British Mk IV tanks were undercoated with GW Black spray and painted with Vallejo Russian Uniform. Next, I picked out the hands and faces using Vallejo flesh. The tracks were painted in black with a drop of silver mixed in. The noses were painted with white, red and white stripes. This colour scheme is actually from the end of WW1 but is easily recognised. In 1916, tanks were simply painted brown to match the mud.

Rules
I usually play with my 15 year old son. We play LOTR and Force on Force with 28mm and have played Rapid Fire with 10mm and 28mm.

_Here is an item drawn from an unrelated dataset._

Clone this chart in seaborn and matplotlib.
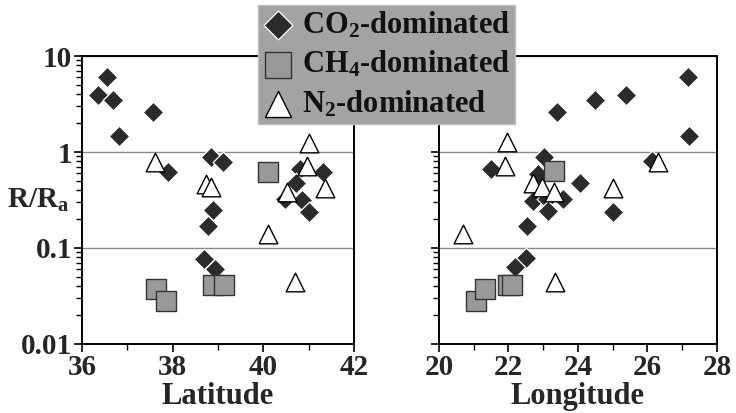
import numpy as np
import pandas as pd
import matplotlib
matplotlib.use("Agg")
import matplotlib.pyplot as plt
import seaborn as sns
from matplotlib.ticker import FixedLocator, FixedFormatter, LogLocator, NullFormatter

# ---------------- data ----------------
lat_co2 = [36.36, 36.56, 36.69, 36.82, 37.56, 37.90, 38.84, 39.10, 38.88, 38.79,
           38.69, 38.93, 40.81, 41.31, 40.72, 40.48, 40.85, 41.01]
lat_co2_r = [3.95, 6.0, 3.47, 1.46, 2.59, 0.62, 0.88, 0.78, 0.25, 0.17,
             0.077, 0.061, 0.665, 0.615, 0.48, 0.324, 0.32, 0.235]
lat_ch4 = [37.63, 37.85, 38.90, 39.13, 40.11]
lat_ch4_r = [0.037, 0.028, 0.041, 0.041, 0.62]
lat_n2 = [37.60, 38.74, 38.84, 40.11, 40.70, 41.00, 40.97, 40.53, 41.35]
lat_n2_r = [0.78, 0.46, 0.43, 0.14, 0.044, 1.24, 0.72, 0.38, 0.42]

lon_co2 = [27.17, 25.38, 24.49, 23.39, 27.19, 21.49, 23.02, 22.86, 24.06, 26.12,
           25.02, 23.58, 22.71, 23.10, 23.15, 22.52, 22.50, 22.20]
lon_co2_r = [6.0, 3.93, 3.5, 2.59, 1.46, 0.665, 0.88, 0.59, 0.48, 0.81,
             0.235, 0.324, 0.31, 0.324, 0.24, 0.17, 0.078, 0.063]
lon_ch4 = [21.07, 21.32, 22.00, 22.10, 23.32]
lon_ch4_r = [0.028, 0.037, 0.041, 0.041, 0.64]
lon_n2 = [21.95, 21.90, 22.71, 22.95, 23.31, 20.68, 23.34, 25.00, 26.31]
lon_n2_r = [1.26, 0.72, 0.48, 0.43, 0.38, 0.14, 0.044, 0.42, 0.79]

group_labels = ["CO$_2$-dominated", "CH$_4$-dominated", "N$_2$-dominated"]
y_ticks = [0.01, 0.1, 1, 10]
y_tick_labels = ["0.01", "0.1", "1", "10"]
lat_ticks = [36, 38, 40, 42]
lat_minor = [37, 39, 41]
lon_ticks = [20, 22, 24, 26, 28]
lon_minor = [21, 23, 25, 27]

# ---------------- style ----------------
sns.set_theme(style="ticks")
plt.rcParams["font.family"] = ["Liberation Serif", "DejaVu Serif"]
plt.rcParams["font.weight"] = "bold"
plt.rcParams["mathtext.default"] = "regular"
plt.rcParams["axes.linewidth"] = 1.4
plt.rcParams["axes.edgecolor"] = "black"

styles = [
    dict(marker="D", s=110, color="#2b2b2b", edgecolor="white", linewidth=0.9),
    dict(marker="s", s=190, color="#999999", edgecolor="#333333", linewidth=1.0),
    dict(marker="^", s=180, color="white", edgecolor="black", linewidth=1.0),
]

fig = plt.figure(figsize=(7.36, 4.13), dpi=100)
ax1 = fig.add_axes([82 / 736, 69 / 413, 272 / 736, 288 / 413])
ax2 = fig.add_axes([439 / 736, 69 / 413, 278 / 736, 288 / 413])

left_sets = [(lat_co2, lat_co2_r), (lat_ch4, lat_ch4_r), (lat_n2, lat_n2_r)]
right_sets = [(lon_co2, lon_co2_r), (lon_ch4, lon_ch4_r), (lon_n2, lon_n2_r)]

for ax, sets, xname in [(ax1, left_sets, "Latitude"), (ax2, right_sets, "Longitude")]:
    for (xs, ys), lab, st in zip(sets, group_labels, styles):
        df = pd.DataFrame({xname: xs, "ratio": ys})
        sns.scatterplot(data=df, x=xname, y="ratio", ax=ax, label=lab,
                        zorder=3, legend=False, **st)
    ax.set_yscale("log")
    ax.set_ylim(0.01, 10)
    ax.yaxis.set_major_locator(FixedLocator(y_ticks))
    ax.yaxis.set_major_formatter(FixedFormatter(y_tick_labels))
    ax.yaxis.set_minor_locator(LogLocator(base=10, subs=np.arange(2, 10)))
    ax.yaxis.set_minor_formatter(NullFormatter())
    ax.grid(True, axis="y", which="major", color="#8a8a8a", linewidth=1.0)
    ax.grid(False, axis="x")
    ax.set_xlabel(xname, fontsize=22, fontweight="bold", labelpad=1)
    ax.set_ylabel("")
    ax.tick_params(axis="both", which="major", direction="out", length=6,
                   width=1.2, labelsize=21, pad=1, color="black")
    ax.tick_params(axis="both", which="minor", direction="out", length=4,
                   width=1.0, color="black")
    for sp in ax.spines.values():
        sp.set_visible(True)
        sp.set_color("black")
        sp.set_linewidth(1.4)
    if ax.get_legend() is not None:
        ax.get_legend().remove()

ax1.set_xlim(36, 42)
ax1.xaxis.set_major_locator(FixedLocator(lat_ticks))
ax1.xaxis.set_minor_locator(FixedLocator(lat_minor))
ax2.set_xlim(20, 28)
ax2.xaxis.set_major_locator(FixedLocator(lon_ticks))
ax2.xaxis.set_minor_locator(FixedLocator(lon_minor))
ax2.tick_params(axis="y", labelleft=False)

for t in ax1.get_xticklabels() + ax1.get_yticklabels() + ax2.get_xticklabels():
    t.set_fontweight("bold")

ax1.set_ylabel("R/R$_a$", rotation=0, fontsize=21, fontweight="bold",
               ha="center", va="center")
ax1.yaxis.set_label_coords(-0.16, 0.5)

handles, labels = ax1.get_legend_handles_labels()
leg = fig.legend(handles, labels, loc="upper left",
                 bbox_to_anchor=(258 / 736, 1 - 5 / 413),
                 frameon=True, fancybox=False, framealpha=1,
                 facecolor="#a3a3a3", edgecolor="#bdbdbd",
                 prop=dict(family="Liberation Serif", weight="bold", size=22),
                 markerscale=1.4, handlelength=1.0, handletextpad=0.3,
                 borderpad=0.15, labelspacing=0.3, borderaxespad=0)
for t in leg.get_texts():
    t.set_color("#111111")

fig.savefig("out.png", dpi=100)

I am going to use Rapid Fire for Rookies so that we have a simple game to start with. I am using a figure ratio of roughly 1-20, so a Company is represented by a unit of 10. A Battalion is four companies. Each scenario will have extra rules based on the actual battle and tactics.

Basing
I decided to base the infantry on 15mm deep rectangular bases. This is the narrowest that works with the Pendraken figures. I can fit then into some trench terrain without the trenches looking like motorways. They are in units of 10 based 4 on 30x15, 3 on 30x15, 2 on 15x15 and 1 on 15x15. This gives me 10 figures that can be arranged in a line 90mm x 15mm in a trench or two ranks 45mm x 30mm etc. I can also remove casualties to get any number from 1 to 10.

HMG, MMG, LMG, Anti-tank rifle teams, Flamethrowers and Mortar teams are on 25mm round bases. This makes it easy to see special weapons crews.

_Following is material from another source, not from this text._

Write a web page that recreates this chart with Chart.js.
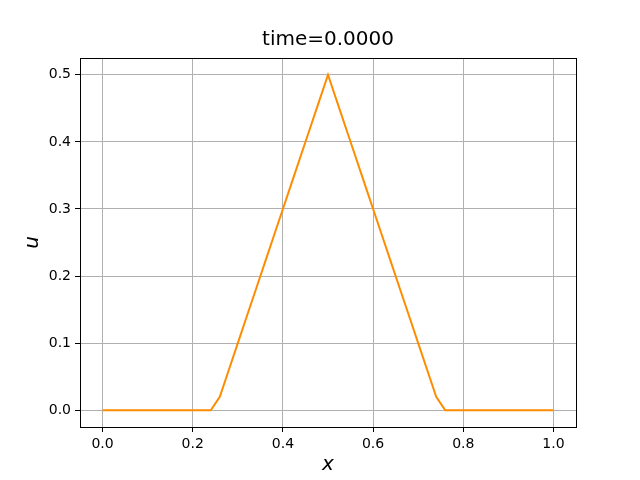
<!DOCTYPE html>
<html>
<head>
<meta charset="utf-8">
<script src="https://cdn.jsdelivr.net/npm/chart.js@4"></script>
<style>
  html, body { margin: 0; padding: 0; background: #fff; }
  #plot { display: block; }
</style>
</head>
<body>
<canvas id="plot" width="640" height="480"></canvas>
<script>
// grid points and solution values at time=0
var xs = [0.00, 0.02, 0.04, 0.06, 0.08, 0.10, 0.12, 0.14, 0.16, 0.18,
          0.20, 0.22, 0.24, 0.26, 0.28, 0.30, 0.32, 0.34, 0.36, 0.38,
          0.40, 0.42, 0.44, 0.46, 0.48, 0.50, 0.52, 0.54, 0.56, 0.58,
          0.60, 0.62, 0.64, 0.66, 0.68, 0.70, 0.72, 0.74, 0.76, 0.78,
          0.80, 0.82, 0.84, 0.86, 0.88, 0.90, 0.92, 0.94, 0.96, 0.98, 1.00];
var us = [0, 0, 0, 0, 0, 0, 0, 0, 0, 0,
          0, 0, 0, 0.02, 0.06, 0.10, 0.14, 0.18, 0.22, 0.26,
          0.30, 0.34, 0.38, 0.42, 0.46, 0.50, 0.46, 0.42, 0.38, 0.34,
          0.30, 0.26, 0.22, 0.18, 0.14, 0.10, 0.06, 0.02, 0, 0,
          0, 0, 0, 0, 0, 0, 0, 0, 0, 0, 0];
var xTicks = [0.0, 0.2, 0.4, 0.6, 0.8, 1.0];
var yTicks = [0.0, 0.1, 0.2, 0.3, 0.4, 0.5];
var titleText = 'time=0.0000';
var xLabel = 'x';
var yLabel = 'u';

var points = xs.map(function (x, i) {
    return { x: x, y: us[i] };
});

var frame = {
    id: 'frame',
    afterDraw: function (chart) {
        var ctx = chart.ctx;
        var a = chart.chartArea;
        ctx.save();
        ctx.strokeStyle = '#000';
        ctx.lineWidth = 1;
        ctx.strokeRect(Math.round(a.left) + 0.5, Math.round(a.top) + 0.5,
            Math.round(a.right - a.left), Math.round(a.bottom - a.top));
        ctx.fillStyle = '#000';
        ctx.textAlign = 'center';
        ctx.textBaseline = 'middle';
        ctx.font = '20px "DejaVu Sans"';
        ctx.fillText(titleText, (a.left + a.right) / 2, 40);
        ctx.font = 'italic 20px "DejaVu Sans"';
        ctx.fillText(xLabel, (a.left + a.right) / 2, 465);
        ctx.translate(33, (a.top + a.bottom) / 2);
        ctx.rotate(-Math.PI / 2);
        ctx.fillText(yLabel, 0, 0);
        ctx.restore();
    }
};

function gridOpts() {
    return {
        color: '#b0b0b0',
        lineWidth: 1,
        drawTicks: true,
        tickLength: 5,
        tickColor: '#000',
        tickWidth: 1
    };
}

var ctx = document.getElementById('plot').getContext('2d');
var chart = new Chart(ctx, {
    type: 'line',
    data: {
        datasets: [{
            data: points,
            borderColor: '#ff8c00',
            borderWidth: 2,
            pointRadius: 0,
            fill: false,
            tension: 0
        }]
    },
    options: {
        responsive: false,
        animation: false,
        devicePixelRatio: 1,
        layout: { padding: { top: 58, right: 64, left: 0, bottom: 0 } },
        plugins: {
            legend: { display: false },
            title: { display: false },
            tooltip: { enabled: false }
        },
        scales: {
            x: {
                type: 'linear',
                min: -0.05,
                max: 1.05,
                border: { display: false },
                grid: gridOpts(),
                afterBuildTicks: function (axis) {
                    axis.ticks = xTicks.map(function (v) { return { value: v }; });
                },
                afterFit: function (axis) { axis.height = 53; },
                ticks: {
                    color: '#000',
                    padding: 4,
                    font: { family: 'DejaVu Sans', size: 14 },
                    maxRotation: 0,
                    callback: function (v) { return v.toFixed(1); }
                }
            },
            y: {
                type: 'linear',
                min: -0.025,
                max: 0.525,
                border: { display: false },
                grid: gridOpts(),
                afterBuildTicks: function (axis) {
                    axis.ticks = yTicks.map(function (v) { return { value: v }; });
                },
                afterFit: function (axis) { axis.width = 80; },
                ticks: {
                    color: '#000',
                    padding: 4,
                    font: { family: 'DejaVu Sans', size: 14 },
                    callback: function (v) { return v.toFixed(1); }
                }
            }
        }
    },
    plugins: [frame]
});
</script>
</body>
</html>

Artillery is based on 40mm round bases. Square bases would be better if they will be used with limbers but round bases look more like emplacements.

Tanks are on rectangular bases about 60mm x 30mm.

Bases are 3mm thick from laser cut wood from Litko and or MDF Warbases. They were painted brown, then with PVA and dipped in sand. The sand was painted with a dark brown wash and a final drybrush of Vallejo Iraqi Sand.

picture

picture

Mick in Switzerland27 Jul 2014 6:31 a.m. PST

Trench Terrain (27th July 2014)
I visited the local DIY store to look for blue hard polystyrene foam but did not have any. They did have the standard soft white polystyrene foam in various thicknesses including 10mm. I also bought a sheet of 2mm Perspex 500mm x 250mm.

I drew on the trench layout with a marker pen and cut it out with a hot wire cutter. To make sure that the front trench line was straight, I clamped a piece thin piece of wood to the foam to act as a ruler while cutting. I bevelled the front edge with the foam cutter to make it slope down to the table. I also tried making a gentle slope by ironing the foam through two sheets of newspaper. This works quite well but you must be careful not to actually touch the foam with the iron – if you do the iron will be ruined.

I used hot glue to glue the foam to the Perspex sheet. I cut a few shell craters into the foam with a scalpel. As the foam is soft, I put on a very thin layer of papier-mâché. This was simply a matter of painting the surface with PVA glue and adding one ply of Kleenex tissue. Once dry this gave a harder skin over the foam that was easy to paint. The surfaces were painted brown. Next I coated the top surface with PVA and sand. This was given a wash of 33% PVA with 67% water and coloured with the brown paint so that it looked like cocoa. This dried overnight. The next step was a drybrush of Vallejo Iraqi sand. The final stage was to add patches of static grass and a few tufts.

I am very pleased with the result. I will try a few games before building a mark 2 version.

picture

Vimy Ridge27 Jul 2014 1:04 p.m. PST

Nice looking troops and terrain Mick! Well done!

Mick in Switzerland29 Jul 2014 11:40 a.m. PST

Last night I repainted the A7V

picture

Mick in Switzerland06 Aug 2014 11:16 p.m. PST

Added some sandbags to the trenches and barbed wire using springs and Cocktail stick. Also made emplacements and shell craters with Milliput covered in sand and painted to match the Terrain.